* **WRITTEN TASK**
Collect all the lines that mention the word "matplotlib".

* **DATA PROVIDED**
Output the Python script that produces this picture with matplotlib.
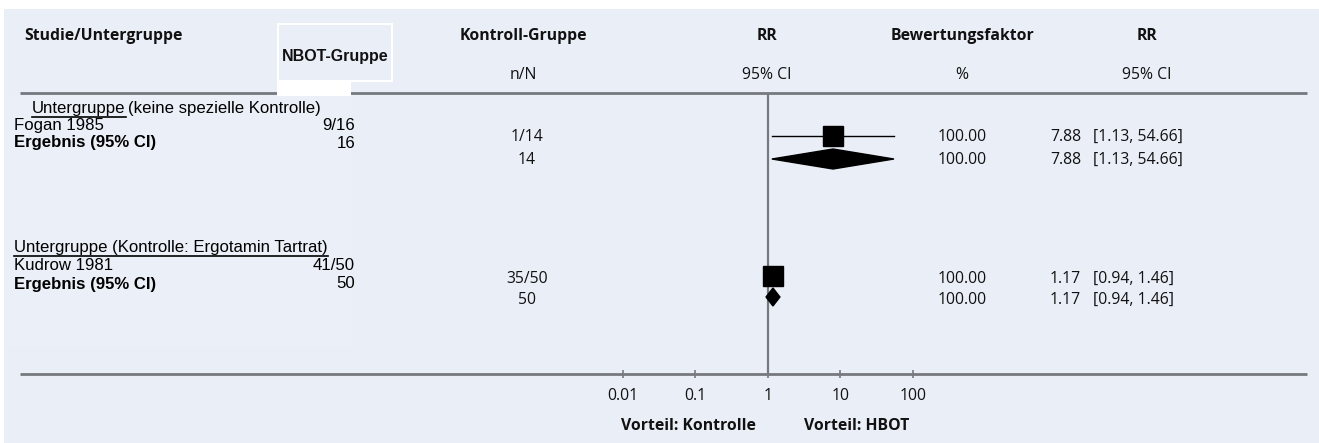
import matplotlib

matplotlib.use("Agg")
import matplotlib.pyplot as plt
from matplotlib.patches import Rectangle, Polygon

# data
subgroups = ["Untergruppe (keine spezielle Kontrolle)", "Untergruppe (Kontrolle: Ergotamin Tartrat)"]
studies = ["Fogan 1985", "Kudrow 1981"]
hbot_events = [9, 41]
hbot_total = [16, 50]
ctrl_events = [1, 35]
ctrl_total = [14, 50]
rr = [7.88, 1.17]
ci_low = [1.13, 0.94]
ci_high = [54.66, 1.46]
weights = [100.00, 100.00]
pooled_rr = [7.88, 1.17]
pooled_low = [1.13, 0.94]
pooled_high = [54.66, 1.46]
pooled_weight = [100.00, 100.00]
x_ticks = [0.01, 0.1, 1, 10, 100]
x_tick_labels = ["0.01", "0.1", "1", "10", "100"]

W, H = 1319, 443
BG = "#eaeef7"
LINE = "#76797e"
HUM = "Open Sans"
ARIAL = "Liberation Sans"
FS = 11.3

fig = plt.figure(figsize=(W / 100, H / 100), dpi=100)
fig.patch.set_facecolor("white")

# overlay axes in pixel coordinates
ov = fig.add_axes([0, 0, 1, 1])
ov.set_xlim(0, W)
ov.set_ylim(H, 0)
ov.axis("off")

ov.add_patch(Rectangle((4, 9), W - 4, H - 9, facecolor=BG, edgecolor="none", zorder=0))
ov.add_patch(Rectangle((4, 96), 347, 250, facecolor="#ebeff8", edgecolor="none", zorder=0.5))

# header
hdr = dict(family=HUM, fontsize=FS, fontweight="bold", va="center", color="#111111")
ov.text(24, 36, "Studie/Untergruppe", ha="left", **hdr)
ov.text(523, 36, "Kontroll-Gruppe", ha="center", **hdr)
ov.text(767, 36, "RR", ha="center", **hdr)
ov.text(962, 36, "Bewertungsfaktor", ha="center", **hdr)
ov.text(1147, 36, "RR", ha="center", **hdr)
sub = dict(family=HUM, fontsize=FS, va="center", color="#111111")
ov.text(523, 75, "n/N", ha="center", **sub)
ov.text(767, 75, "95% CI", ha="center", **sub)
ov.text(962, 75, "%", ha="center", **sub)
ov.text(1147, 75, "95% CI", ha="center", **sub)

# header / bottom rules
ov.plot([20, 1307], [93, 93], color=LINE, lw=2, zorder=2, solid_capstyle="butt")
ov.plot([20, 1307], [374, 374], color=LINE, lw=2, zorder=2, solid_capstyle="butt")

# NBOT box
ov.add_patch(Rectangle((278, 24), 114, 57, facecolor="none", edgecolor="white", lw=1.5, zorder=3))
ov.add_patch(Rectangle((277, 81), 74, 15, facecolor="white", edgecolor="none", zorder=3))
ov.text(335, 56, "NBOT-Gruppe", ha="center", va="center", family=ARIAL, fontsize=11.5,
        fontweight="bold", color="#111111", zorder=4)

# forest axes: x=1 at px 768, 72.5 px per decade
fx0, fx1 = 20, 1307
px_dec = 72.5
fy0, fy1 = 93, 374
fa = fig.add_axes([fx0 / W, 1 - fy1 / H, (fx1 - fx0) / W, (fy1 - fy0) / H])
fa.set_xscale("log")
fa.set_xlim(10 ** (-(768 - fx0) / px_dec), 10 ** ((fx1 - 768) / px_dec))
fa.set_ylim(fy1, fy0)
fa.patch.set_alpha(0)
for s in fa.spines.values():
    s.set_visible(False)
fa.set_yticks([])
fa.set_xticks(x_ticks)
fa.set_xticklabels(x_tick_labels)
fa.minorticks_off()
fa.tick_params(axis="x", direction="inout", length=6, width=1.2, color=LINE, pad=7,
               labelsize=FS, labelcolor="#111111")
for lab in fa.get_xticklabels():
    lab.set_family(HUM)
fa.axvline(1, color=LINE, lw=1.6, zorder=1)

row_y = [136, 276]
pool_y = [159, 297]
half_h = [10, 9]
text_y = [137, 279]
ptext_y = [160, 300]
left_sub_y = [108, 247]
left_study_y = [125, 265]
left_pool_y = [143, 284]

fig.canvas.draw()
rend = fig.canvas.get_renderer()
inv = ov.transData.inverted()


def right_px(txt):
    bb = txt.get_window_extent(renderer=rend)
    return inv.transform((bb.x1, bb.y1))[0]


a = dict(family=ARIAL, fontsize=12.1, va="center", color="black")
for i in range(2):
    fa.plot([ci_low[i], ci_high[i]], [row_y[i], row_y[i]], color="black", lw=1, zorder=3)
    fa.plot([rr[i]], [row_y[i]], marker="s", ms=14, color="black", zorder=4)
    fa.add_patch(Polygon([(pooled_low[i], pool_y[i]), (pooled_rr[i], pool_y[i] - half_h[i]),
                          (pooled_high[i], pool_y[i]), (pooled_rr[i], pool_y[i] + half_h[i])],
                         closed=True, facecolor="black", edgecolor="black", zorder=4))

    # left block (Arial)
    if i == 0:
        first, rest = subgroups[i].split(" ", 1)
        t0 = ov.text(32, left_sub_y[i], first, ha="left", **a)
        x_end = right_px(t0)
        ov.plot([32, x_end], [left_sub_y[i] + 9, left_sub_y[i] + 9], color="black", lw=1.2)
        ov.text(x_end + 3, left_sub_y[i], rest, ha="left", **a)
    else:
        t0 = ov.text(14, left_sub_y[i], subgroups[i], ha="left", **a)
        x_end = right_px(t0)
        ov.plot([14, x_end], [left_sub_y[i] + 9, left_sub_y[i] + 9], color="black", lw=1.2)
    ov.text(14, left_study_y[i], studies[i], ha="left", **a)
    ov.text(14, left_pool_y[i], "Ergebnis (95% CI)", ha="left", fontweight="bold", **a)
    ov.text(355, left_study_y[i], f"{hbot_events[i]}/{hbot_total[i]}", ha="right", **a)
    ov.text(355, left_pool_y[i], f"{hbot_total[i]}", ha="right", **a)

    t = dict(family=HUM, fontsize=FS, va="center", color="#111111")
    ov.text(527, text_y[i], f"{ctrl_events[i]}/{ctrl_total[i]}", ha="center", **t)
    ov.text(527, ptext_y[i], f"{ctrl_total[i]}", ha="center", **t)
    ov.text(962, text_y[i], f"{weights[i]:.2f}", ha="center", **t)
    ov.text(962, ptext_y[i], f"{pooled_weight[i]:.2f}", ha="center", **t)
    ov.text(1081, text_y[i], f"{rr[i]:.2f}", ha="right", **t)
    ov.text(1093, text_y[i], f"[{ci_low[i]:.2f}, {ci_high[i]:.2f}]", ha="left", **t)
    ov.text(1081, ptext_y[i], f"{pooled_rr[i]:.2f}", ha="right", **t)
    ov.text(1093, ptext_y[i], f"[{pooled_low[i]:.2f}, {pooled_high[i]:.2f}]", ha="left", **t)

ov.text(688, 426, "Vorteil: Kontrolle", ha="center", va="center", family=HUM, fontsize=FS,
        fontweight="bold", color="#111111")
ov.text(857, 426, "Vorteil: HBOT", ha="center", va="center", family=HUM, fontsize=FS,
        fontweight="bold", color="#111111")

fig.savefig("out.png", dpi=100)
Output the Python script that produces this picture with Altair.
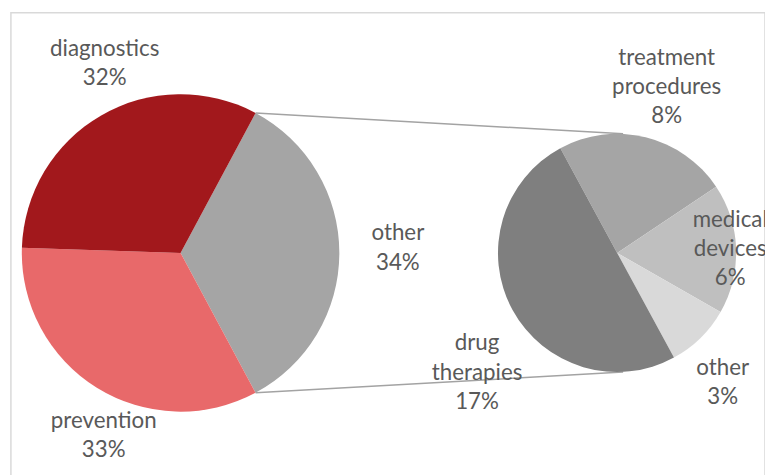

* **PROBLEM SOLUTION**
Output the Python script that produces this picture with matplotlib.
import matplotlib
matplotlib.use("Agg")
import matplotlib.pyplot as plt
from matplotlib.patches import Rectangle, Polygon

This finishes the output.